How to bully machine learning training

That is a good description because the collage is basically a tiny adversarial dataset for image classification. A human eventually uses context clues: cone edges, dog ears, paws, background, lighting, and body shape. A weak model, or a model trained on a lazy dataset, might instead latch onto easy visual shortcuts like tan color, curved ridges, vertical swirl shape, and soft texture. That is how you get a classifier that confidently learns "wrinkled beige spiral equals dessert," which is funny until someone asks why the pet detector keeps recommending toppings.

The senior ML lesson is shortcut learning. Models do not learn meaning just because the labels contain meaning. They learn statistical patterns that reduce loss on the training data. If the training set for "ice cream" overrepresents swirled cones on plain backgrounds, and the training set for "dog" underrepresents heavily wrinkled curled dogs, the decision boundary may be shaped around texture instead of semantic object identity. The model is not stupid in a human way; it is faithfully optimizing the wrong evidence. Very professional, very dangerous, and somehow still everyone calls the notebook "final_v7".

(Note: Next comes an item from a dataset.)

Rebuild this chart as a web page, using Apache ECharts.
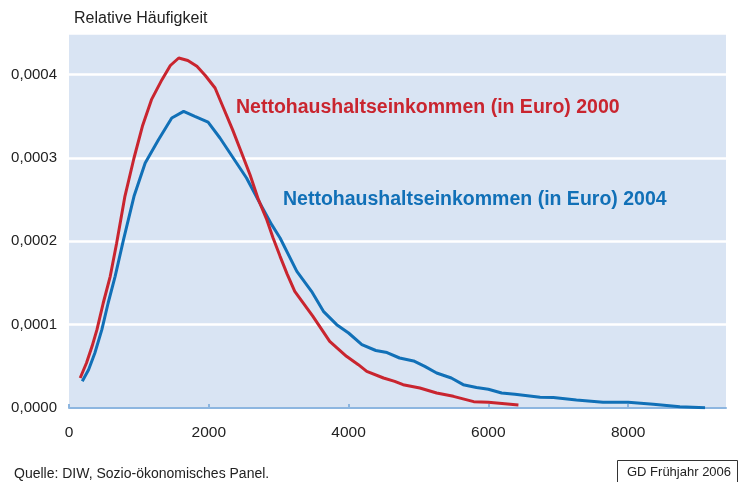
<!DOCTYPE html>
<html>
<head>
<meta charset="utf-8">
<script src="https://cdn.jsdelivr.net/npm/echarts@6/dist/echarts.min.js"></script>
<style>
  html, body { margin: 0; padding: 0; background: #ffffff; }
  #chart { width: 738px; height: 482px; }
</style>
</head>
<body>
<div id="chart"></div>
<script>
// Einkommen (Euro) und relative Häufigkeit, 2000
const income2000 = [160, 250, 330, 400, 490, 590, 680, 800, 930, 1050, 1180, 1330, 1450, 1570, 1700, 1830, 1950, 2090, 2210, 2340, 2470, 2590, 2710, 2830, 2920, 3020, 3120, 3230, 3490, 3730, 3970, 4140, 4260, 4500, 4660, 4780, 5020, 5260, 5500, 5790, 6000, 6430]
const density2000 = [0.000036, 0.000054, 0.000074, 0.000094, 0.000126, 0.000158, 0.000197, 0.000254, 0.000300, 0.000338, 0.000370, 0.000394, 0.000411, 0.000420, 0.000417, 0.000410, 0.000399, 0.000384, 0.000360, 0.000334, 0.000306, 0.000280, 0.000250, 0.000226, 0.000204, 0.000182, 0.000161, 0.000140, 0.000110, 0.000080, 0.000062, 0.000052, 0.000044, 0.000036, 0.000032, 0.000028, 0.000024, 0.000018, 0.000014, 0.0000076, 0.0000068, 0.0000036]

// Einkommen (Euro) und relative Häufigkeit, 2004
const income2004 = [190, 280, 370, 470, 560, 660, 780, 930, 1090, 1280, 1470, 1640, 1800, 1990, 2160, 2350, 2540, 2730, 2900, 3020, 3260, 3470, 3640, 3830, 4000, 4190, 4390, 4550, 4730, 4930, 5090, 5260, 5470, 5640, 5830, 6000, 6190, 6380, 6740, 6930, 7260, 7640, 8000, 8360, 8740, 9100]
const density2004 = [0.000032, 0.000046, 0.000066, 0.000094, 0.000126, 0.000158, 0.000202, 0.000254, 0.000294, 0.000322, 0.000348, 0.000356, 0.000350, 0.000343, 0.000324, 0.000300, 0.000276, 0.000246, 0.000220, 0.000204, 0.000164, 0.000140, 0.000116, 0.000100, 0.000090, 0.000076, 0.000069, 0.0000665, 0.000060, 0.0000565, 0.000050, 0.000042, 0.000036, 0.000028, 0.0000245, 0.0000225, 0.000018, 0.0000165, 0.000013, 0.0000125, 0.0000096, 0.0000068, 0.0000068, 0.0000044, 0.0000016, 0.0000004]

// Achsen
const xTicks = [0, 2000, 4000, 6000, 8000]
const yTicks = [0, 0.0001, 0.0002, 0.0003, 0.0004]

const seriesNames = ['Nettohaushaltseinkommen (in Euro) 2000', 'Nettohaushaltseinkommen (in Euro) 2004']
const yAxisTitle = 'Relative Häufigkeit'
const sourceText = 'Quelle: DIW, Sozio-ökonomisches Panel.'
const badgeText = 'GD Frühjahr 2006'

const RED = '#c9252f'
const BLUE = '#1170b7'
const FONT = '"Liberation Sans", Arial, sans-serif'

const toPairs = (xs, ys) => xs.map((x, i) => [x, ys[i]])
const isTick = (ticks, v) => ticks.some(t => Math.abs(t - v) < 1e-9)

const chart = echarts.init(document.getElementById('chart'))

const option = {
  animation: false,
  textStyle: { fontFamily: FONT },
  grid: {
    left: 69,
    right: 12,
    top: 33,
    bottom: 74,
    show: true,
    backgroundColor: '#d9e4f3',
    borderWidth: 0
  },
  xAxis: {
    type: 'value',
    min: 0,
    max: 9400,
    interval: 2000,
    axisLine: { show: true, onZero: false, lineStyle: { color: '#8db6e0', width: 2 } },
    axisTick: { show: true, inside: true, length: 4, customValues: xTicks, lineStyle: { color: '#8db6e0', width: 2 } },
    axisLabel: {
      color: '#222',
      fontSize: 15.5,
      fontFamily: FONT,
      margin: 17,
      formatter: v => isTick(xTicks, v) ? String(v) : ''
    },
    splitLine: { show: false }
  },
  yAxis: {
    type: 'value',
    min: 0,
    max: 0.00045,
    interval: 0.0001,
    axisLine: { show: false },
    axisTick: { show: false },
    axisLabel: {
      color: '#222',
      fontSize: 15,
      fontFamily: FONT,
      margin: 12,
      formatter: v => isTick(yTicks, v) ? v.toFixed(4).replace('.', ',') : ''
    },
    splitLine: { show: true, lineStyle: { color: '#ffffff', width: 2.5 } }
  },
  series: [
    {
      name: seriesNames[1],
      type: 'line',
      data: toPairs(income2004, density2004),
      showSymbol: false,
      symbol: 'none',
      lineStyle: { color: BLUE, width: 3 },
      z: 2
    },
    {
      name: seriesNames[0],
      type: 'line',
      data: toPairs(income2000, density2000),
      showSymbol: false,
      symbol: 'none',
      lineStyle: { color: RED, width: 3 },
      z: 3
    }
  ],
  graphic: [
    {
      type: 'text',
      left: 74,
      top: 11,
      style: { text: yAxisTitle, fill: '#222', font: '16px ' + FONT }
    },
    {
      type: 'text',
      left: 236,
      top: 98,
      style: { text: seriesNames[0], fill: RED, font: 'bold 19.5px ' + FONT }
    },
    {
      type: 'text',
      left: 283,
      top: 190,
      style: { text: seriesNames[1], fill: BLUE, font: 'bold 19.5px ' + FONT }
    },
    {
      type: 'text',
      left: 14,
      top: 467,
      style: { text: sourceText, fill: '#222', font: '14px ' + FONT }
    },
    {
      type: 'rect',
      left: 617,
      top: 460,
      shape: { width: 120, height: 26 },
      style: { fill: '#ffffff', stroke: '#333', lineWidth: 1 }
    },
    {
      type: 'text',
      left: 627,
      top: 466,
      z: 10,
      style: { text: badgeText, fill: '#222', font: '13px ' + FONT }
    }
  ]
}

chart.setOption(option)
</script>
</body>
</html>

This is why dataset preparation and model evaluation matter as much as architecture choice. You need hard negatives, diverse examples, augmentations that do not destroy labels, and test sets containing exactly these annoying edge cases. A confusion matrix that looks clean on easy validation images can collapse when two classes share texture and color. The collage makes that failure visible: the classes are semantically obvious, but visually entangled.

The joke also works because it exposes the gap between pattern recognition and understanding. A neural network can be powerful without knowing that one object melts and the other has a tail. That is not a moral failing; it is the job description. The developer's job is to build the training and evaluation process so the model cannot get away with the wrong shortcut.

Description

A square collage shows many close-up beige and brown swirled shapes arranged in a grid. Some tiles are soft-serve ice cream cones, while others are wrinkled Shar Pei-like dogs whose folded skin and curled bodies closely resemble the ice cream texture; a small central watermark appears to read "SapphireTwilight" and the bottom-right corner has a "memes.com" watermark. The humor comes from the visual ambiguity: humans can eventually separate dessert from dog, but a naive image classifier might latch onto swirl texture, color, and silhouette instead of semantic context. For ML practitioners, it is a compact joke about feature leakage, brittle classification boundaries, and datasets that look clean until the edge cases start wagging.

Comments

1
Anonymous ★ Top Pick A model that learns `wrinkle == dessert` is just one production rollout away from recommending a cone with a tail.
  1. Anonymous ★ Top Pick

    A model that learns `wrinkle == dessert` is just one production rollout away from recommending a cone with a tail.